Pięć lat za cofanie licznika, także dla właściciela. Ministerstwo wypowiada wojnę oszustom
Właściciel auta będzie ukarany za cofnięcie licznika. Choć wcześniejsze pomysły obejmowały karę tylko dla osoby fałszującej wskazania, prokuratura generalna chce, by kara obejmowała także właściciela.
Jest tajemnicą poliszynela, że ogromna część pojazdów sprowadzonych do Polski w ramach tak zwanego prywatnego importu ma sfałszowane wskazania licznika przebiegu. "Kopanie szafy" stało się czymś tak naturalnym, że bez problemu znaleźć można oferty firm specjalizujących się w owym procederze.
Z jednej strony wszyscy nabywcy takich pojazdów narzekają na to oszustwo i bardzo nieufnie podchodzą do deklarowanego przez sprzedawcę przebiegu, z drugiej strony sprzedający twierdzą, że bardzo trudno jest sprzedać motocykl z przebiegiem większym niż 20 tysięcy km i samochód z przebiegiem ponad 200 tysięcy km.

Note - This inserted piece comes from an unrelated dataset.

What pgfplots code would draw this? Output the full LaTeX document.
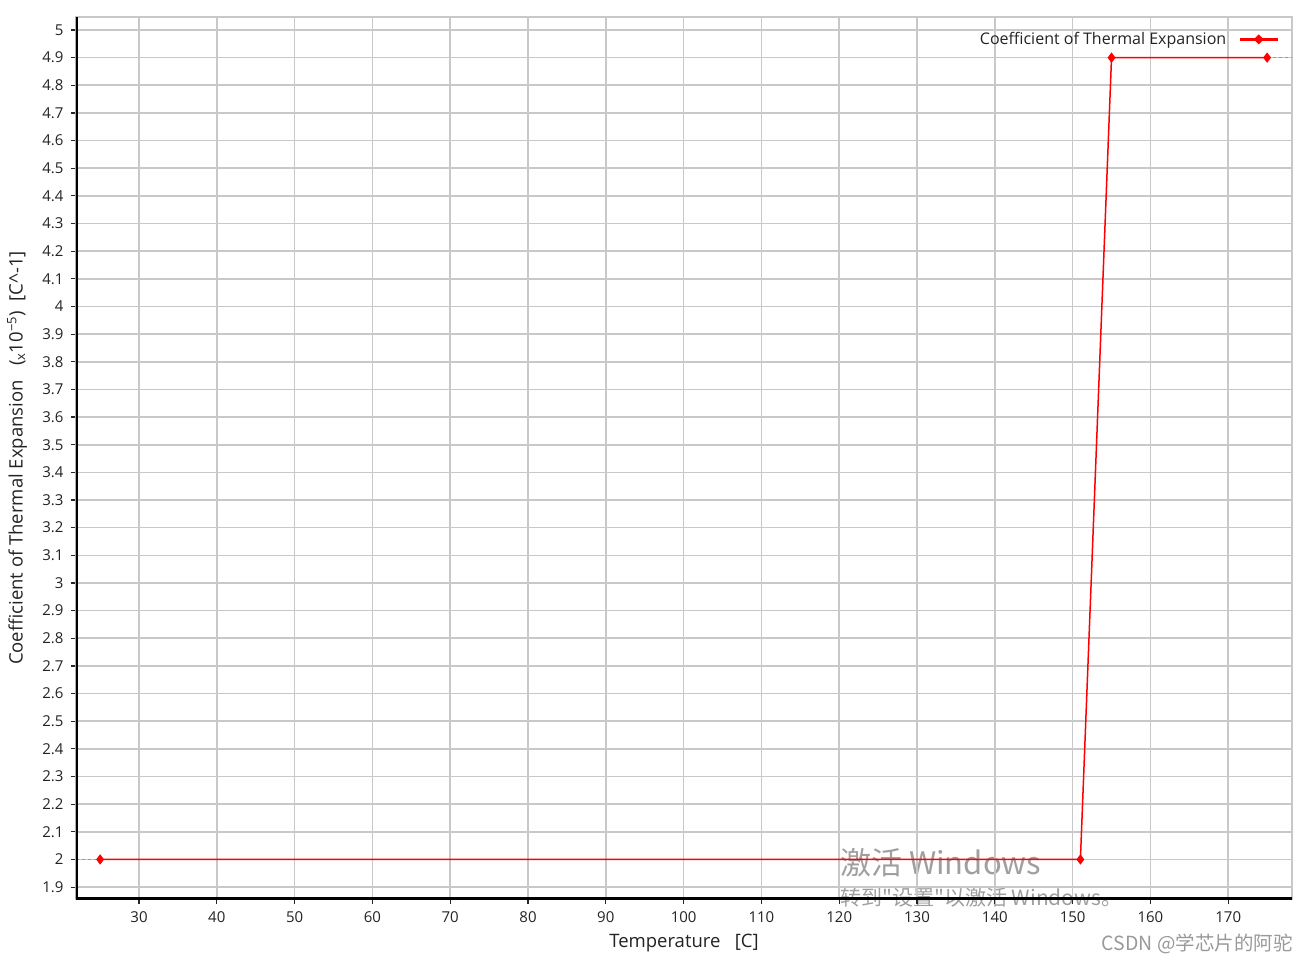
\documentclass[border=0pt]{standalone}
\usepackage{pgfplots}
\pgfplotsset{compat=1.18}
\usepackage{fontspec}
\setmainfont{Open Sans}
\newfontfamily\cjk{Noto Sans CJK SC}
\definecolor{gridc}{RGB}{200,200,200}
\definecolor{txt}{RGB}{35,35,35}
\begin{document}
\begin{tikzpicture}
\useasboundingbox (0,0) rectangle (1309pt,964pt);
\node[anchor=west, text=gray!75, font=\cjk\fontsize{31}{35}\selectfont, inner sep=0pt] at (840pt,101pt) {激活 Windows};
\node[anchor=west, text=gray!75, font=\cjk\fontsize{21}{25}\selectfont, inner sep=0pt] at (840pt,66pt) {转到"设置"以激活 Windows。};
\node[anchor=east, text=gray!80, font=\cjk\fontsize{19.5}{22}\selectfont, inner sep=0pt] at (1293pt,20pt) {CSDN @学芯片的阿驼};
\begin{axis}[
  at={(76pt,65pt)}, anchor=south west, scale only axis,
  width=1216pt, height=882pt,
  xmin=21.9, xmax=178.2, ymin=1.857, ymax=5.047,
  xtick={30,40,50,60,70,80,90,100,110,120,130,140,150,160,170},
  ytick={1.9,2,2.1,2.2,2.3,2.4,2.5,2.6,2.7,2.8,2.9,3,3.1,3.2,3.3,3.4,3.5,3.6,3.7,3.8,3.9,4,4.1,4.2,4.3,4.4,4.5,4.6,4.7,4.8,4.9,5},
  grid=major, major grid style={color=gridc, line width=1.6pt},
  axis line style={gridc, line width=1.6pt},
  tick style={black!85, line width=1.2pt}, tick align=outside, major tick length=5pt,
  xtick pos=bottom, ytick pos=left,
  ticklabel style={font=\fontsize{15}{17}\selectfont, text=txt},
  yticklabel style={xshift=-4pt},
  xticklabel style={yshift=-4pt},
  /pgf/number format/assume math mode=true,
  xlabel={Temperature\ \ \ [C]},
  ylabel={Coefficient of Thermal Expansion\ \ \ (\textsubscript{x}10\textsuperscript{−5})\ \ [C\^{}-1]},
  label style={font=\fontsize{18.5}{21}\selectfont, text=txt},
  xlabel style={at={(axis description cs:0.5,-0.0499)}, anchor=center},
  ylabel style={at={(axis description cs:-0.0485,0.5)}, anchor=center},
  legend style={draw=none, fill=none, at={(axis description cs:0.9905,0.986)}, anchor=north east,
    font=\fontsize{16}{18}\selectfont, text=txt, inner sep=1pt,
    /tikz/every odd column/.style={column sep=10pt}},
  legend plot pos=right,
  legend image code/.code={
    \draw[red, line width=3pt] (0pt,0pt) -- (38pt,0pt);
    \fill[red] (19pt,4pt) -- (23pt,0pt) -- (19pt,-4pt) -- (15pt,0pt) -- cycle;
  },
]
\addplot[blue!45, dashed, line width=1.4pt, forget plot] coordinates {(21.9,2) (25,2)};
\addplot[blue!45, dashed, line width=1.4pt, forget plot] coordinates {(175,4.9) (178.2,4.9)};
\addplot[red, line width=1.5pt, mark=diamond*, mark size=4pt, mark options={solid, fill=red}]
  coordinates {(25,2) (151,2) (155,4.9) (175,4.9)};
\addlegendentry{Coefficient of Thermal Expansion}
\draw[black, line width=4pt] (rel axis cs:0,0) -- (rel axis cs:0,1);
\draw[black, line width=4pt] (rel axis cs:0,0) -- (rel axis cs:1,0);
\end{axis}
\end{tikzpicture}
\end{document}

Patologiczna sytuacja nie podoba się jednak także urzędnikom, którzy pracują nad przepisami, które wprowadzą kary za ingerencję w liczniki. Początkowe pomysły zakładały, że karana będzie osoba dokonująca fałszerstwa. Zdaniem prokuratora krajowego Bogdana Święczkowskiego takie rozwiązanie się nie sprawdzi, zatem karany powinien być także właściciel pojazdu.

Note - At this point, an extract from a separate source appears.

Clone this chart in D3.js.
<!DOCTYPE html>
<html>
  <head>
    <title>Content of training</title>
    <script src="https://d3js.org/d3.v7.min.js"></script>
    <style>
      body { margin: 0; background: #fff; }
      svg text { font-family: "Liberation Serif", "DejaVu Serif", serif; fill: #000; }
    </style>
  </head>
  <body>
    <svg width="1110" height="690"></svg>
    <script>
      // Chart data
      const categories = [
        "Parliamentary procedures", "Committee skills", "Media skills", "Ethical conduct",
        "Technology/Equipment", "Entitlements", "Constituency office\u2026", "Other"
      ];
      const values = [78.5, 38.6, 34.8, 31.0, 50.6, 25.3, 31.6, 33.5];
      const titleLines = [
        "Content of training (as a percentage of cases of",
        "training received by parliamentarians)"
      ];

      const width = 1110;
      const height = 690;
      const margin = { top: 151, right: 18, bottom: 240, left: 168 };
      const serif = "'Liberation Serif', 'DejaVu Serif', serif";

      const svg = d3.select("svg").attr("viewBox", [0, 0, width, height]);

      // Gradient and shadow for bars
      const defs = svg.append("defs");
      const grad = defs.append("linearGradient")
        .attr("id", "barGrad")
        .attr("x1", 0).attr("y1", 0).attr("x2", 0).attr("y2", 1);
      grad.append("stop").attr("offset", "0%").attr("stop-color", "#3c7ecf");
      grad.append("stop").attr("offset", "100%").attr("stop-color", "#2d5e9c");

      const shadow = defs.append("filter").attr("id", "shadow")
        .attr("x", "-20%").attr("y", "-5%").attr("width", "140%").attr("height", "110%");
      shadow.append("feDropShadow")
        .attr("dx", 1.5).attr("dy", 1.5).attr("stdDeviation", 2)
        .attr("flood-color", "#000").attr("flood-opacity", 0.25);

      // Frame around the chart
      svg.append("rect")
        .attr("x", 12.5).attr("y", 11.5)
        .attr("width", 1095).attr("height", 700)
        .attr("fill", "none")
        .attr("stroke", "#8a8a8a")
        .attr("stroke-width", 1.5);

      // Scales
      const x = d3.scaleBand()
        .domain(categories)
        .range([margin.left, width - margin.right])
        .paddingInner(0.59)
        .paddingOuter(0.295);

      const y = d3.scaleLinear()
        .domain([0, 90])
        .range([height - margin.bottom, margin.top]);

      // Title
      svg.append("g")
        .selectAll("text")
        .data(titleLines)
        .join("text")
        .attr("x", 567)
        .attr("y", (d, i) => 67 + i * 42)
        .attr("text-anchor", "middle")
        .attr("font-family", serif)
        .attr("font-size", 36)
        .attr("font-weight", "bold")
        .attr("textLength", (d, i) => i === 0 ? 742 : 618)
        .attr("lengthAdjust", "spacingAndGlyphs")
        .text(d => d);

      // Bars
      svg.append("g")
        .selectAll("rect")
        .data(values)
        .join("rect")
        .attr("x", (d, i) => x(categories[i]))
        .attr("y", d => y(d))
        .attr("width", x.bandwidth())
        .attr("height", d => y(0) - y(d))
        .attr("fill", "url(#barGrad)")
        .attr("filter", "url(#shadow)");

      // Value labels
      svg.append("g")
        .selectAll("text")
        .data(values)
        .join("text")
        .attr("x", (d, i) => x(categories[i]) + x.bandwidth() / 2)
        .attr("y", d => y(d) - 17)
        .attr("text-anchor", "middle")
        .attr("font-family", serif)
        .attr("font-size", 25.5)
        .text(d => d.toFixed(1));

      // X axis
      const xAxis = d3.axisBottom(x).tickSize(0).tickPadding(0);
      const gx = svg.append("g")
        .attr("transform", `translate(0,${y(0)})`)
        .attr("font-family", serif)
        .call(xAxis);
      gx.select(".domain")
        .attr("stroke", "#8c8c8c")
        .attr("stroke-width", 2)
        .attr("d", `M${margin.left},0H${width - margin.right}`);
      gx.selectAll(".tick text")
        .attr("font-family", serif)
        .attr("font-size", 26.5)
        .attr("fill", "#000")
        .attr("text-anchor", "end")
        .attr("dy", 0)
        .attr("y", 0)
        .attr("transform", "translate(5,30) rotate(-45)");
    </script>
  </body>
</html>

Jak informuje Rzeczpospolita, Ministerstwo Sprawiedliwości ma już gotowy projekt zmian w kodeksie karnym. Każda ingerencja we wskazania licznika będzie przestępstwem, za które grozić będzie kara od trzech miesięcy do pięciu lat więzienia. Zagrożona będzie nią zarówno osoba zlecająca oszustwo, jak i tak, która fizycznie go dokonuje. Podobna kara spotka właściciela pojazdu, który nie zgłosi w stacji kontroli pojazdów wymiany licznika.